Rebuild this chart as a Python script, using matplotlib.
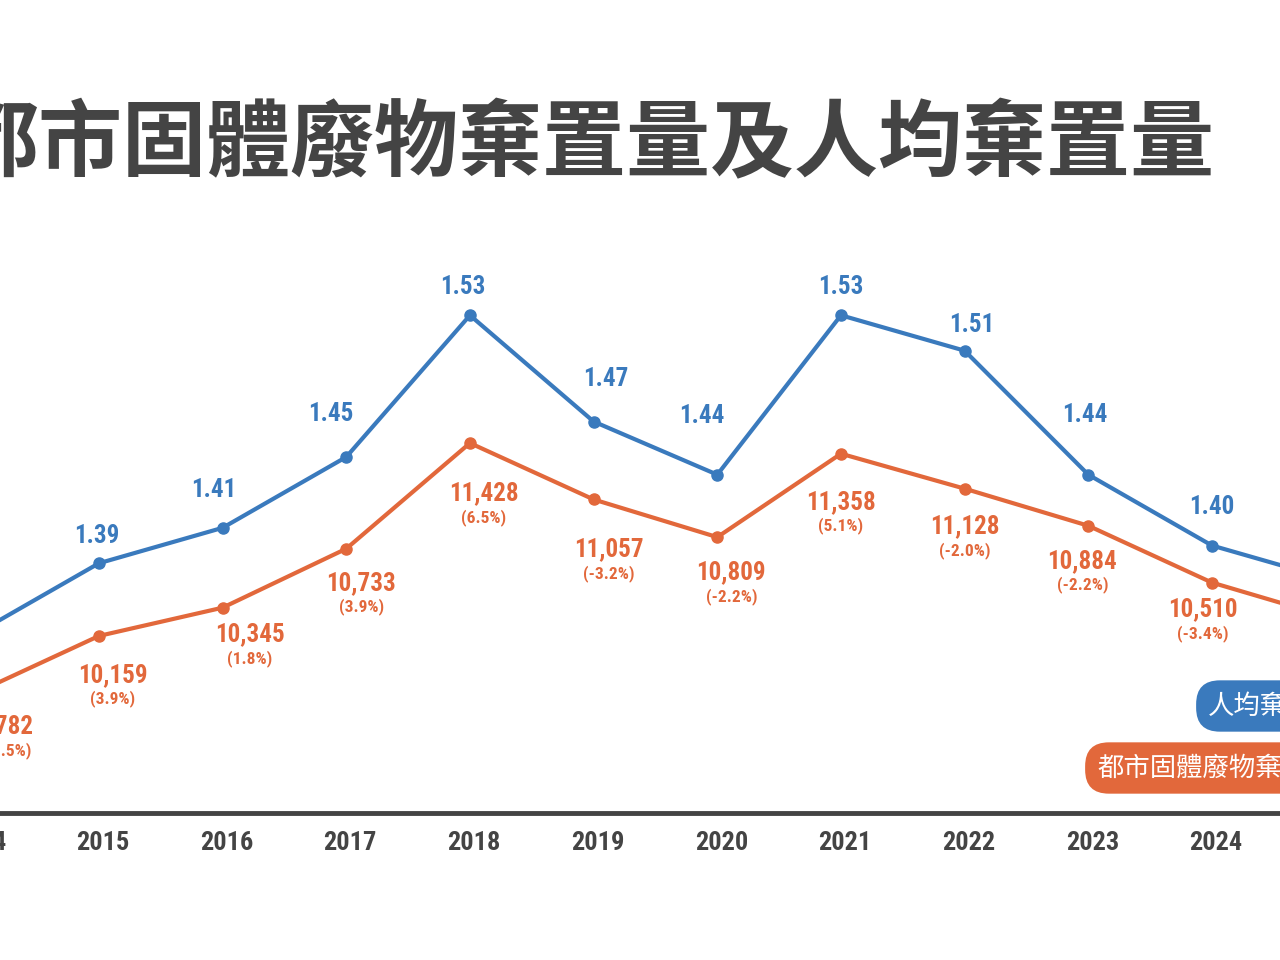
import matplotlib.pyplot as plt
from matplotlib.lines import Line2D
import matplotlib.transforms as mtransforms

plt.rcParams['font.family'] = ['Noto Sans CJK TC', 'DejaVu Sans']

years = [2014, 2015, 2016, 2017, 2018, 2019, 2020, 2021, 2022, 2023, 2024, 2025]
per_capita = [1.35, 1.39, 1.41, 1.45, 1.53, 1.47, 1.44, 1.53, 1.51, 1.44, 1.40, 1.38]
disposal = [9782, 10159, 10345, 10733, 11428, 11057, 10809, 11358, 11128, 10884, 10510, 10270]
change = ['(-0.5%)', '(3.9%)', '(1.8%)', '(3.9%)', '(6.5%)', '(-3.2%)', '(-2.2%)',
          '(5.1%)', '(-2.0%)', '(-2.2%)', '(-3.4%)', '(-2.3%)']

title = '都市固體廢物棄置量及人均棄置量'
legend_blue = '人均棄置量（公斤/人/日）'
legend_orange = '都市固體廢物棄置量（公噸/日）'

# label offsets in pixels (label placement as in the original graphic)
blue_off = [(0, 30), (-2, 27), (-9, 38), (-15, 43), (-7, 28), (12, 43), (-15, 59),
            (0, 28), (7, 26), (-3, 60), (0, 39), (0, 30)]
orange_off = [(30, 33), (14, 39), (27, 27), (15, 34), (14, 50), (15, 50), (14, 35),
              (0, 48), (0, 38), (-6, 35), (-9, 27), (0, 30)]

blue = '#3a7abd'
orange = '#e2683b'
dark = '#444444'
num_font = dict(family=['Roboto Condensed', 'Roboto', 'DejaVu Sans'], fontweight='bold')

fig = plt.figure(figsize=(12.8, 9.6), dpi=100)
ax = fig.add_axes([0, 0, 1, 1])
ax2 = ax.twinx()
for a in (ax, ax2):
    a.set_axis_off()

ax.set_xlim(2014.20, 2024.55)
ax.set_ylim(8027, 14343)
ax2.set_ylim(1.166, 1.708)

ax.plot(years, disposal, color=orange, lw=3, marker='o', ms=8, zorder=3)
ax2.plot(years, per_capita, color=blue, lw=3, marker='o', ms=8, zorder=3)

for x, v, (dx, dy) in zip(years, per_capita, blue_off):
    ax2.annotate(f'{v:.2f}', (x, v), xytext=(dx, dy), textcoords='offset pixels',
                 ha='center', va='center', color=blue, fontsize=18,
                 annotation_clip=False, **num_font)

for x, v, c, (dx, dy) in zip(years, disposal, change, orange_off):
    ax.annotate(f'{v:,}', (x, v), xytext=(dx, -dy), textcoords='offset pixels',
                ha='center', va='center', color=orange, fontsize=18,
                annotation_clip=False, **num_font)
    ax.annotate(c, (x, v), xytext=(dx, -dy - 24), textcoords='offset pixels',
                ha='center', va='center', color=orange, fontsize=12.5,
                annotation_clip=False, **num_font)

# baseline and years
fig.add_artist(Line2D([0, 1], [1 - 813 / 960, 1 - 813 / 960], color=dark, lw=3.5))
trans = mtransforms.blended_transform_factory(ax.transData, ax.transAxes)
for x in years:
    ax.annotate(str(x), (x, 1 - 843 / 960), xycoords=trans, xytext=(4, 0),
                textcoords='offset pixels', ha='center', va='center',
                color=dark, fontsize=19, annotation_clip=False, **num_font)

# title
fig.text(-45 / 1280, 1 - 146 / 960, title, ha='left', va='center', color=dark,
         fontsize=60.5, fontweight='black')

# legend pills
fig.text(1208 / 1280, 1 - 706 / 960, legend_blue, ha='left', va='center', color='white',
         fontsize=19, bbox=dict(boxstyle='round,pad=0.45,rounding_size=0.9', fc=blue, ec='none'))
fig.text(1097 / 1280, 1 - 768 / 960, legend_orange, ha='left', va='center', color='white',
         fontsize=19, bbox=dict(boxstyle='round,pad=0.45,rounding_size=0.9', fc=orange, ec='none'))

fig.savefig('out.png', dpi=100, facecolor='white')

### Your objective
Repeat the listing above up to and including the line with "a.set_axis_off()", starting from its first line. Drop any pictures.

### Exercise response
Rebuild this chart as a Python script, using matplotlib.
import matplotlib.pyplot as plt
from matplotlib.lines import Line2D
import matplotlib.transforms as mtransforms

plt.rcParams['font.family'] = ['Noto Sans CJK TC', 'DejaVu Sans']

years = [2014, 2015, 2016, 2017, 2018, 2019, 2020, 2021, 2022, 2023, 2024, 2025]
per_capita = [1.35, 1.39, 1.41, 1.45, 1.53, 1.47, 1.44, 1.53, 1.51, 1.44, 1.40, 1.38]
disposal = [9782, 10159, 10345, 10733, 11428, 11057, 10809, 11358, 11128, 10884, 10510, 10270]
change = ['(-0.5%)', '(3.9%)', '(1.8%)', '(3.9%)', '(6.5%)', '(-3.2%)', '(-2.2%)',
          '(5.1%)', '(-2.0%)', '(-2.2%)', '(-3.4%)', '(-2.3%)']

title = '都市固體廢物棄置量及人均棄置量'
legend_blue = '人均棄置量（公斤/人/日）'
legend_orange = '都市固體廢物棄置量（公噸/日）'

# label offsets in pixels (label placement as in the original graphic)
blue_off = [(0, 30), (-2, 27), (-9, 38), (-15, 43), (-7, 28), (12, 43), (-15, 59),
            (0, 28), (7, 26), (-3, 60), (0, 39), (0, 30)]
orange_off = [(30, 33), (14, 39), (27, 27), (15, 34), (14, 50), (15, 50), (14, 35),
              (0, 48), (0, 38), (-6, 35), (-9, 27), (0, 30)]

blue = '#3a7abd'
orange = '#e2683b'
dark = '#444444'
num_font = dict(family=['Roboto Condensed', 'Roboto', 'DejaVu Sans'], fontweight='bold')

fig = plt.figure(figsize=(12.8, 9.6), dpi=100)
ax = fig.add_axes([0, 0, 1, 1])
ax2 = ax.twinx()
for a in (ax, ax2):
    a.set_axis_off()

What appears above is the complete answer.